Welk licht is dat? Dat namelijk, dat iedere mens verlicht, die in deze wereld komt. Het Eeuwig Licht, zeg ik, het Licht buiten de tijd en in de tijd verschenen; Het Licht, dat zich in het vlees openbaarde  en van nature verborgen is; het Licht, dat de herders omstraalde en voor de wijzen de gids was op hun weg. Het Licht, dat van in den beginne in de wereld was, door Welk de wereld was gemaakt, maar Dat de wereld niet kende. Het Licht, dat in het zijne kwam, maar de zijnen namen Het niet aan.

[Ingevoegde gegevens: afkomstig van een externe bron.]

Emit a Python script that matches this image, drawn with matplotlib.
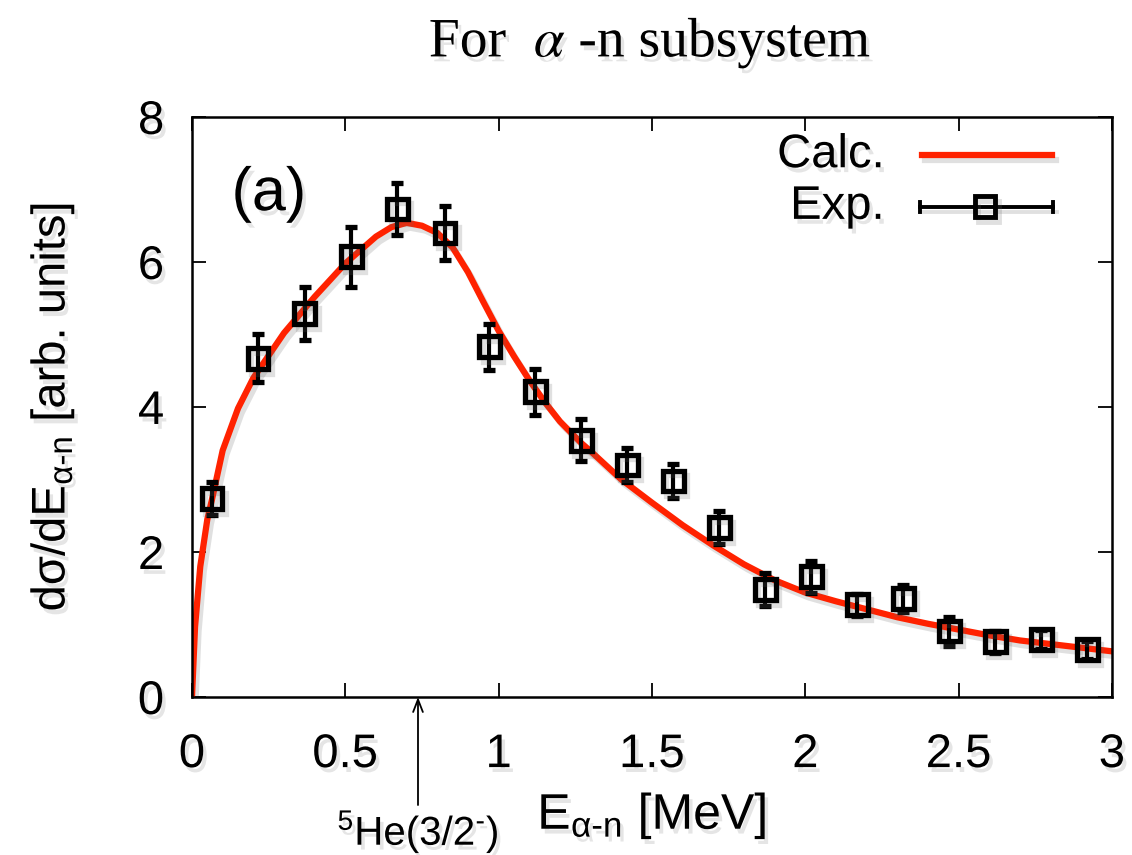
import matplotlib
matplotlib.use("Agg")
import matplotlib.pyplot as plt
import matplotlib.patheffects as pe
from matplotlib.lines import Line2D

# experimental points (alpha-n relative energy, MeV)
E_exp = [0.065, 0.215, 0.368, 0.52, 0.67, 0.825, 0.97, 1.12, 1.27, 1.42,
         1.57, 1.72, 1.87, 2.02, 2.17, 2.32, 2.47, 2.62, 2.77, 2.92]
sig_exp = [2.74, 4.67, 5.29, 6.07, 6.73, 6.40, 4.83, 4.21, 3.54, 3.20,
           2.98, 2.34, 1.48, 1.66, 1.27, 1.36, 0.91, 0.76, 0.79, 0.65]
err_exp = [0.23, 0.33, 0.37, 0.41, 0.36, 0.37, 0.32, 0.32, 0.29, 0.24,
           0.24, 0.23, 0.23, 0.22, 0.15, 0.19, 0.20, 0.15, 0.13, 0.12]

# calculated curve
E_calc = [0, 0.01, 0.027, 0.05, 0.065, 0.1, 0.15, 0.2, 0.3, 0.4, 0.5, 0.6,
          0.65, 0.7, 0.75, 0.8, 0.85, 0.9, 0.95, 1.0, 1.05, 1.1, 1.15, 1.2,
          1.27, 1.3, 1.4, 1.5, 1.6, 1.7, 1.8, 1.9, 2.0, 2.1, 2.2, 2.3, 2.4,
          2.5, 2.6, 2.7, 2.8, 2.9, 3.0]
sig_calc = [0, 0.97, 1.8, 2.45, 2.72, 3.4, 3.98, 4.4, 5.02, 5.52, 5.98, 6.35,
            6.48, 6.54, 6.5, 6.4, 6.2, 5.86, 5.45, 5.05, 4.7, 4.37, 4.07, 3.8,
            3.5, 3.39, 3.0, 2.68, 2.37, 2.09, 1.83, 1.61, 1.44, 1.32, 1.21, 1.1,
            1.01, 0.93, 0.85, 0.78, 0.73, 0.68, 0.63]

x_ticks = [0, 0.5, 1, 1.5, 2, 2.5, 3]
x_tick_labels = ["0", "0.5", "1", "1.5", "2", "2.5", "3"]
y_ticks = [0, 2, 4, 6, 8]
E_resonance = 0.737

RED = "#ff2200"
SANS = "Liberation Sans"

plt.rcParams["font.family"] = SANS
plt.rcParams["mathtext.fontset"] = "custom"
plt.rcParams["mathtext.rm"] = SANS
plt.rcParams["mathtext.it"] = SANS + ":italic"
plt.rcParams["mathtext.sf"] = SANS

line_shadow = [pe.SimpleLineShadow(offset=(2.5, -3.5), shadow_color="0.4", alpha=0.2),
               pe.Normal()]
text_shadow = [pe.withSimplePatchShadow(offset=(2.5, -3.5), shadow_rgbFace="0.4", alpha=0.17)]

fig = plt.figure(figsize=(11.32, 8.55), dpi=100)
ax = fig.add_axes([0.1696, 0.1848, 0.8127, 0.6784])

ax.plot(E_calc, sig_calc, color=RED, lw=4.5, solid_joinstyle="round",
        path_effects=line_shadow, zorder=2)
eb = ax.errorbar(E_exp, sig_exp, yerr=err_exp, fmt="s", ms=15, mfc="none",
                 mec="black", mew=3.8, ecolor="black", elinewidth=3,
                 capsize=4.5, capthick=3, zorder=3)
eb[0].set_path_effects(line_shadow)

ax.set_xlim(0, 3)
ax.set_ylim(0, 8)
ax.set_xticks(x_ticks)
ax.set_xticklabels(x_tick_labels)
ax.set_yticks(y_ticks)
ax.tick_params(direction="in", length=10, width=1.3, top=True, right=True,
               labelsize=34)
ax.tick_params(axis="x", pad=26)
ax.tick_params(axis="y", pad=20)
for sp in ax.spines.values():
    sp.set_linewidth(1.8)
for lab in ax.get_xticklabels() + ax.get_yticklabels():
    lab.set_path_effects(text_shadow)

ax.set_xlabel(r"E$_{\mathrm{α}\text{-n}}$ [MeV]", fontsize=36, labelpad=10,
              path_effects=text_shadow)
ax.set_ylabel(r"dσ/dE$_{\mathrm{α}\text{-n}}$ [arb. units]", fontsize=34,
              labelpad=44, path_effects=text_shadow)

ax.text(0.043, 0.866, "(a)", transform=ax.transAxes, fontsize=44,
        va="center", ha="left", path_effects=text_shadow)

# legend drawn gnuplot-style
ax.text(0.753, 0.934, "Calc.", transform=ax.transAxes, fontsize=34,
        ha="right", va="center", path_effects=text_shadow)
ax.add_line(Line2D([0.793, 0.935], [0.934, 0.934], transform=ax.transAxes,
                   color=RED, lw=4.5, path_effects=line_shadow))
ax.text(0.753, 0.845, "Exp.", transform=ax.transAxes, fontsize=34,
        ha="right", va="center", path_effects=text_shadow)
ax.add_line(Line2D([0.791, 0.936], [0.845, 0.845], transform=ax.transAxes,
                   color="black", lw=2.8, path_effects=line_shadow))
for xc in (0.791, 0.936):
    ax.add_line(Line2D([xc, xc], [0.836, 0.854], transform=ax.transAxes,
                       color="black", lw=2.8))
ax.add_line(Line2D([0.862], [0.845], transform=ax.transAxes, marker="s",
                   ms=15, mfc="none", mec="black", mew=3.5,
                   path_effects=line_shadow))

# resonance marker below the axis
ax.annotate("", xy=(E_resonance, 0), xytext=(E_resonance, -1.49),
            xycoords="data", textcoords="data", annotation_clip=False,
            arrowprops=dict(arrowstyle="->,head_length=0.9,head_width=0.35",
                            lw=1.3, color="black", shrinkA=0, shrinkB=0))
ax.text(E_resonance, -2.18, r"$^{5}$He(3/2$^{\text{-}}$)", fontsize=29,
        ha="center", va="bottom", clip_on=False, path_effects=text_shadow)

fig.text(0.574, 0.950, r"For  $\alpha$ -n subsystem", fontsize=40,
         family="Liberation Serif", math_fontfamily="stix", ha="center",
         va="center", path_effects=text_shadow)

fig.savefig("out.png", dpi=100)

De glorie van de Heer: welke is dat? Het kruis namelijk, waarin Christus verheerlijkt werd: ik bedoel die glans van de glorie des Vaders, zoals Hij zelf zei toen zijn lijden naderde: Nu is de Mensenzoon verheerlijkt en is God verheerlijkt in Hem en Hij zal Hem steeds verheerlijken. Zijn glorie noemt Hij hier zijn eigen verheffing op het kruis. Want Christus’  kruis is zijn glorie en dus ook zijn verheerlijking. Hij zegt immers: Wanneer Ik zal zijn omhoog geheven, zal Ik allen tot Mij trekken.